What you are asked to do:
Repeat, exactly and only, the lines from the beginning of the data through the line with "plt.rcParams['font.family'] = ['Liberation". Pictures are left out.

Given data:
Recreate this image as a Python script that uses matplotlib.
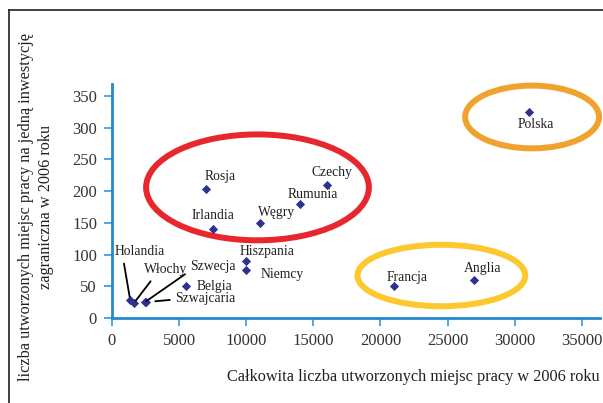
import numpy as np
import matplotlib.pyplot as plt
from matplotlib.patches import Ellipse
from matplotlib.lines import Line2D

plt.rcParams['font.family'] = ['Liberation Serif', 'DejaVu Serif']

# dane: liczba miejsc pracy ogółem / na jedną inwestycję
kraje = ["Polska", "Czechy", "Rumunia", "Rosja", "Irlandia", "Węgry", "Hiszpania",
         "Niemcy", "Belgia", "Francja", "Anglia", "Holandia", "Włochy", "Szwecja",
         "Szwajcaria"]
miejsca = [31100, 16000, 14000, 7000, 7500, 11000, 10000, 10000, 5500, 21000, 27000,
           1350, 1650, 2450, 2500]
na_inwestycje = [325, 210, 180, 203, 140, 150, 90, 75, 50, 50, 60, 29, 24, 25, 25]

# przesunięcia podpisów (piksele) i ewentualne linie odniesienia
offsets = {
    "Polska": (6, -13), "Czechy": (5, 12), "Rumunia": (13, 9), "Rosja": (14, 13),
    "Irlandia": (0, 14), "Węgry": (17, 10), "Hiszpania": (21, 9), "Niemcy": (36, -4),
    "Belgia": (29, 0), "Francja": (13, 9), "Anglia": (8, 11),
    "Holandia": (10, 48), "Włochy": (32, 33), "Szwecja": (68, 36), "Szwajcaria": (60, 4),
}
leaders = {
    "Holandia": ((0.16, 0.0), 2),
    "Włochy": ((0.23, 0.0), 2),
    "Szwecja": ((0.0, 0.15), 1),
    "Szwajcaria": ((0.0, 0.4), 7),
}

# obrysy grup (środek x, środek y, szerokość, wysokość, kolor)
grupy = [
    (10840, 206, 16600, 167, '#E8262D'),
    (31300, 317, 9980, 99, '#F0A22E'),
    (24540, 67, 12500, 97, '#FDC72E'),
]

blue = '#2189CE'
tick_blue = '#55A5DD'
txt = '#231F20'

fig = plt.figure(figsize=(6.03, 4.03), dpi=100)
W, H = 603, 403
ax = fig.add_axes([112 / W, 1 - 318 / H, (600 - 112) / W, (318 - 84) / H])

ax.set_xlim(0, 36360)
ax.set_ylim(0, 369)

for cx, cy, w, h, c in grupy:
    ax.add_patch(Ellipse((cx, cy), w, h, fill=False, edgecolor=c, lw=4.3,
                         clip_on=False, zorder=1))

ax.scatter(miejsca, na_inwestycje, marker='D', s=22, color='#2E3192', zorder=3,
           clip_on=False, linewidths=0)

for k, x, y in zip(kraje, miejsca, na_inwestycje):
    dx, dy = offsets[k]
    if k in leaders:
        rel, shb = leaders[k]
        ax.annotate(k, (x, y), xytext=(dx, dy), textcoords='offset pixels',
                    ha='center', va='center', fontsize=9.8, color=txt,
                    arrowprops=dict(arrowstyle='-', color='black', lw=1.3,
                                    relpos=rel, shrinkA=2, shrinkB=shb))
    else:
        ax.annotate(k, (x, y), xytext=(dx, dy), textcoords='offset pixels',
                    ha='center', va='center', fontsize=9.8, color=txt)

for s in ['top', 'right']:
    ax.spines[s].set_visible(False)
for s in ['left', 'bottom']:
    ax.spines[s].set_color(blue)
    ax.spines[s].set_linewidth(2)

ax.set_xticks(np.arange(0, 35001, 5000))
ax.set_yticks(np.arange(0, 351, 50))
ax.tick_params(axis='both', direction='out', length=5.8, width=1.4, color=tick_blue,
               labelsize=12, labelcolor='#333333', pad=5)

fig.text(413 / W, 1 - 377 / H, "Całkowita liczba utworzonych miejsc pracy w 2006 roku",
         ha='center', va='center', fontsize=11.7, color=txt)
fig.text(36 / W, 1 - 207 / H,
         "liczba utworzonych miejsc pracy na jedną inwestycję\nzagraniczna w 2006 roku",
         ha='center', va='center', rotation=90, multialignment='center',
         fontsize=11.7, color=txt, linespacing=1.4)

# ramka
fig.add_artist(Line2D([9 / W, 1], [1 - 10 / H, 1 - 10 / H], color='#231F20', lw=1.2))
fig.add_artist(Line2D([9 / W, 9 / W], [0, 1 - 10 / H], color='#231F20', lw=1.2))

fig.savefig('out.png', dpi=100)
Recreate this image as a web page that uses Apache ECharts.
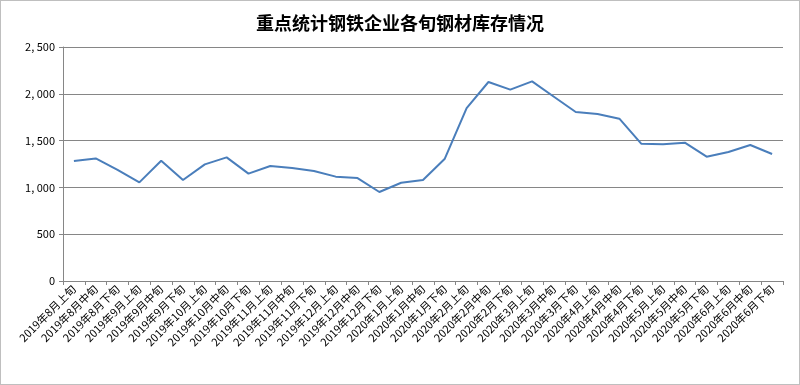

Written solution:
Recreate this image as a Python script that uses matplotlib.
import numpy as np
import matplotlib.pyplot as plt
from matplotlib.patches import Ellipse
from matplotlib.lines import Line2D

plt.rcParams['font.family'] = ['Liberation Serif', 'DejaVu Serif']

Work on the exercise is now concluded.